:: Exercise instructions ::
Everything from the first line down to the line containing "import matplotlib.pyplot as plt" is to be retyped exactly, both ends included, with pictures left out.

:: Collected data ::

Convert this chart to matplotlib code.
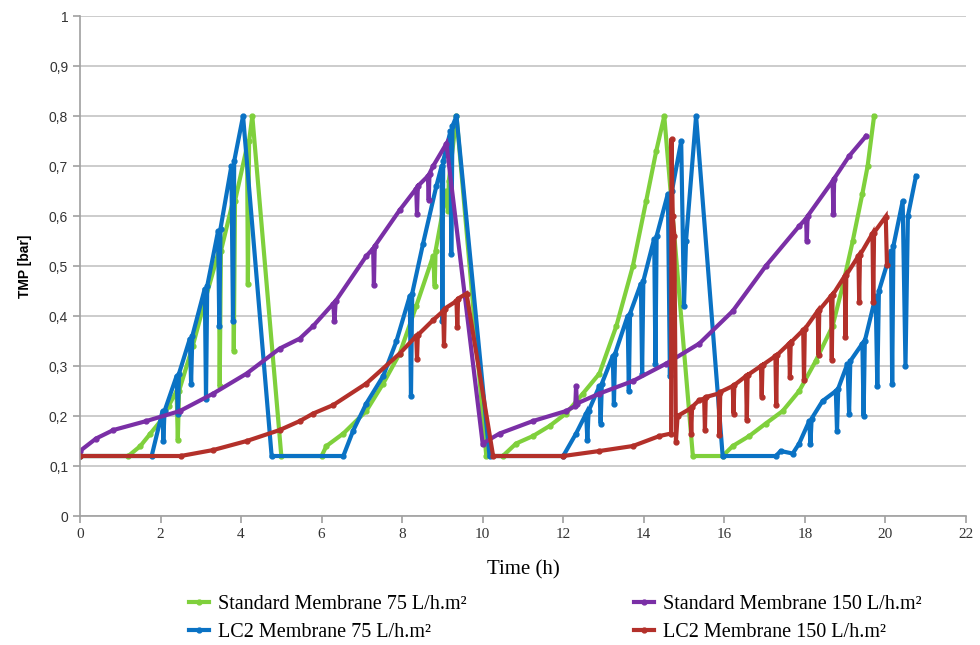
#!/usr/bin/env python3
"""TMP vs time for standard and LC2 membranes at two fluxes."""
import matplotlib
matplotlib.use("Agg")
import matplotlib.pyplot as plt

# Standard Membrane 75 L/h.m2
std75_t = [0, 1.2, 1.5, 1.75, 2.0, 2.2, 2.4, 2.43, 2.46, 2.8, 3.1, 3.45, 3.47, 3.5,
           3.8, 3.82, 3.85, 4.15, 4.17, 4.2, 4.28, 5.0, 6.0, 6.12, 6.54, 7.11, 7.53,
           7.94, 8.35, 8.77, 8.81, 8.83, 9.1, 9.14, 9.16, 9.35, 10.09, 10.5, 10.83,
           11.25, 11.66, 12.07, 12.49, 12.9, 13.32, 13.73, 14.06, 14.31, 14.51, 15.22,
           15.96, 16.21, 16.62, 17.03, 17.45, 17.86, 18.27, 18.69, 18.94, 19.19, 19.43,
           19.56, 19.72]
std75_y = [0.12, 0.12, 0.14, 0.165, 0.19, 0.22, 0.25, 0.152, 0.25, 0.34, 0.43, 0.53, 0.26, 0.53,
           0.63, 0.33, 0.63, 0.74, 0.465, 0.75, 0.80, 0.12, 0.12, 0.14, 0.165, 0.21, 0.265,
           0.325, 0.42, 0.52, 0.46, 0.53, 0.65, 0.61, 0.67, 0.80, 0.12, 0.12, 0.145,
           0.16, 0.18, 0.205, 0.245, 0.285, 0.38, 0.50, 0.63, 0.73, 0.80, 0.12,
           0.12, 0.14, 0.16, 0.185, 0.21, 0.25, 0.31, 0.38, 0.46, 0.55, 0.645,
           0.70, 0.80]

# LC2 Membrane 75 L/h.m2
lc75_t = [0, 1.78, 2.05, 2.07, 2.1, 2.4, 2.43, 2.46, 2.73, 2.76, 2.79, 3.1, 3.13, 3.16,
          3.43, 3.46, 3.49, 3.76, 3.8, 3.83, 4.05, 4.76, 6.54, 6.78, 7.11, 7.53, 7.86,
          8.19, 8.22, 8.25, 8.52, 8.85, 8.98, 9.0, 9.02, 9.2, 9.22, 9.25, 9.35, 10.17,
          12.0, 12.32, 12.57, 12.6, 12.63, 12.9, 12.93, 12.96, 13.23, 13.26, 13.29,
          13.6, 13.63, 13.66, 13.93, 13.96, 13.99, 14.26, 14.29, 14.32, 14.6, 14.65,
          14.7, 14.93, 15.0, 15.05, 15.3, 15.96, 17.28, 17.4, 17.7, 17.86, 18.11, 18.14,
          18.17, 18.44, 18.77, 18.8, 18.83, 19.06, 19.1, 19.13, 19.43, 19.46, 19.49,
          19.76, 19.8, 19.84, 20.14, 20.17, 20.2, 20.43, 20.5, 20.56, 20.76]
lc75_y = [0.12, 0.12, 0.21, 0.15, 0.21, 0.28, 0.205, 0.285, 0.355, 0.265, 0.36, 0.455, 0.235, 0.46,
          0.57, 0.38, 0.575, 0.70, 0.39, 0.71, 0.80, 0.12, 0.12, 0.17, 0.225, 0.28, 0.35,
          0.44, 0.24, 0.445, 0.545, 0.66, 0.70, 0.39, 0.71, 0.77, 0.525, 0.78, 0.80, 0.12,
          0.12, 0.165, 0.205, 0.152, 0.21, 0.26, 0.185, 0.265, 0.32, 0.225, 0.325,
          0.40, 0.25, 0.405, 0.465, 0.285, 0.47, 0.555, 0.305, 0.56, 0.645, 0.28,
          0.65, 0.75, 0.42, 0.55, 0.80, 0.12, 0.12, 0.13, 0.125, 0.145, 0.19, 0.145,
          0.195, 0.23, 0.25, 0.17, 0.255, 0.305, 0.205, 0.31, 0.345, 0.20, 0.35,
          0.44, 0.26, 0.45, 0.53, 0.265, 0.54, 0.63, 0.30, 0.60, 0.68]

# Standard Membrane 150 L/h.m2
std150_t = [0, 0.4, 0.83, 1.65, 2.48, 3.31, 4.14, 4.96, 5.46, 5.79, 6.29, 6.32, 6.35,
            7.11, 7.28, 7.3, 7.32, 7.94, 8.35, 8.37, 8.39, 8.64, 8.66, 8.68, 8.77, 9.1,
            10.0, 10.42, 11.25, 12.07, 12.3, 12.32, 12.34, 12.9, 13.73, 14.56, 15.38,
            16.21, 17.03, 17.86, 18.03, 18.05, 18.07, 18.69, 18.71, 18.73, 19.1, 19.52]
std150_y = [0.13, 0.155, 0.172, 0.19, 0.21, 0.245, 0.285, 0.335, 0.355, 0.38, 0.425, 0.39, 0.43,
            0.52, 0.535, 0.462, 0.54, 0.612, 0.655, 0.605, 0.66, 0.68, 0.632, 0.685, 0.70, 0.745,
            0.145, 0.165, 0.19, 0.21, 0.22, 0.26, 0.225, 0.245, 0.27, 0.305, 0.345,
            0.41, 0.50, 0.58, 0.595, 0.55, 0.60, 0.67, 0.605, 0.675, 0.72, 0.76]

# LC2 Membrane 150 L/h.m2
lc150_t = [0, 2.5, 3.31, 4.14, 4.96, 5.46, 5.79, 6.29, 7.11, 7.94, 8.35, 8.37, 8.39,
           8.77, 9.02, 9.04, 9.06, 9.35, 9.37, 9.39, 9.6, 10.26, 12.0, 12.9, 13.73,
           14.39, 14.68, 14.69, 14.72, 14.76, 14.8, 14.84, 15.16, 15.18, 15.2, 15.38,
           15.5, 15.52, 15.54, 15.86, 15.88, 15.9, 16.21, 16.23, 16.25, 16.54, 16.56,
           16.58, 16.91, 16.93, 16.95, 17.27, 17.29, 17.31, 17.61, 17.63, 17.65, 17.96,
           17.98, 18.0, 18.32, 18.34, 18.36, 18.65, 18.67, 18.69, 18.99, 19.01, 19.03,
           19.33, 19.35, 19.37, 19.68, 19.7, 19.72, 20.01, 20.04]
lc150_y = [0.12, 0.12, 0.132, 0.15, 0.172, 0.19, 0.205, 0.222, 0.265, 0.325, 0.36, 0.315, 0.362,
           0.392, 0.41, 0.342, 0.415, 0.43, 0.379, 0.435, 0.445, 0.12, 0.12, 0.13, 0.14,
           0.16, 0.165, 0.755, 0.60, 0.56, 0.149, 0.20, 0.215, 0.165, 0.218, 0.232,
           0.235, 0.172, 0.238, 0.245, 0.162, 0.248, 0.26, 0.205, 0.262, 0.28, 0.192,
           0.282, 0.30, 0.239, 0.302, 0.32, 0.222, 0.322, 0.345, 0.279, 0.347, 0.372,
           0.272, 0.374, 0.41, 0.322, 0.412, 0.44, 0.312, 0.442, 0.48, 0.359, 0.482,
           0.52, 0.429, 0.522, 0.565, 0.429, 0.567, 0.599, 0.502]

labels = ["Standard Membrane 75 L/h.m²", "LC2 Membrane 75 L/h.m²",
          "Standard Membrane 150 L/h.m²", "LC2 Membrane 150 L/h.m²"]
colors = ["#7fd03c", "#0a72c4", "#7a2fa6", "#b3302a"]

fig = plt.figure(figsize=(9.8, 6.45), dpi=100)
ax = fig.add_axes([0.0816, 0.2, 0.904, 0.775])

series = [(std75_t, std75_y), (lc75_t, lc75_y), (std150_t, std150_y), (lc150_t, lc150_y)]
handles = []
for (t, y), c, lab in zip(series, colors, labels):
    h, = ax.plot(t, y, color=c, lw=3, marker="o", ms=3.5, label=lab,
                 solid_joinstyle="miter")
    handles.append(h)

ax.set_xlim(0, 22)
ax.set_ylim(0, 1)
ax.set_xticks(range(0, 23, 2))
ax.set_yticks([i / 10 for i in range(11)])
ax.set_yticklabels(["0"] + [f"0,{i}" for i in range(1, 10)] + ["1"],
                   fontsize=10, family="Liberation Sans", color="#333333")
ax.set_xticklabels([str(v) for v in range(0, 23, 2)], fontsize=11,
                   family="Liberation Serif", color="#333333")
ax.grid(axis="y", color="#c4c4c4", lw=1.2)
ax.set_axisbelow(True)
for s in ["top", "right"]:
    ax.spines[s].set_visible(False)
for s in ["left", "bottom"]:
    ax.spines[s].set_color("#a0a0a0")
    ax.spines[s].set_linewidth(1.2)
ax.tick_params(axis="both", colors="#a0a0a0", length=5, width=1.2, labelcolor="#333333")

ax.set_ylabel("TMP [bar]", fontsize=10, fontweight="bold", family="Liberation Sans",
              labelpad=12)
ax.set_xlabel("Time (h)", fontsize=15, family="Liberation Serif", labelpad=14)

fig.legend(handles=handles, labels=labels, ncol=2, loc="center",
           bbox_to_anchor=(0.567, 0.041), frameon=False, handlelength=1.0,
           columnspacing=8.3, labelspacing=0.45, handletextpad=0.45,
           prop={"family": "Liberation Serif", "size": 14.5})

fig.savefig("out.png", dpi=100)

:: The completed task ::
Convert this chart to matplotlib code.
#!/usr/bin/env python3
"""TMP vs time for standard and LC2 membranes at two fluxes."""
import matplotlib
matplotlib.use("Agg")
import matplotlib.pyplot as plt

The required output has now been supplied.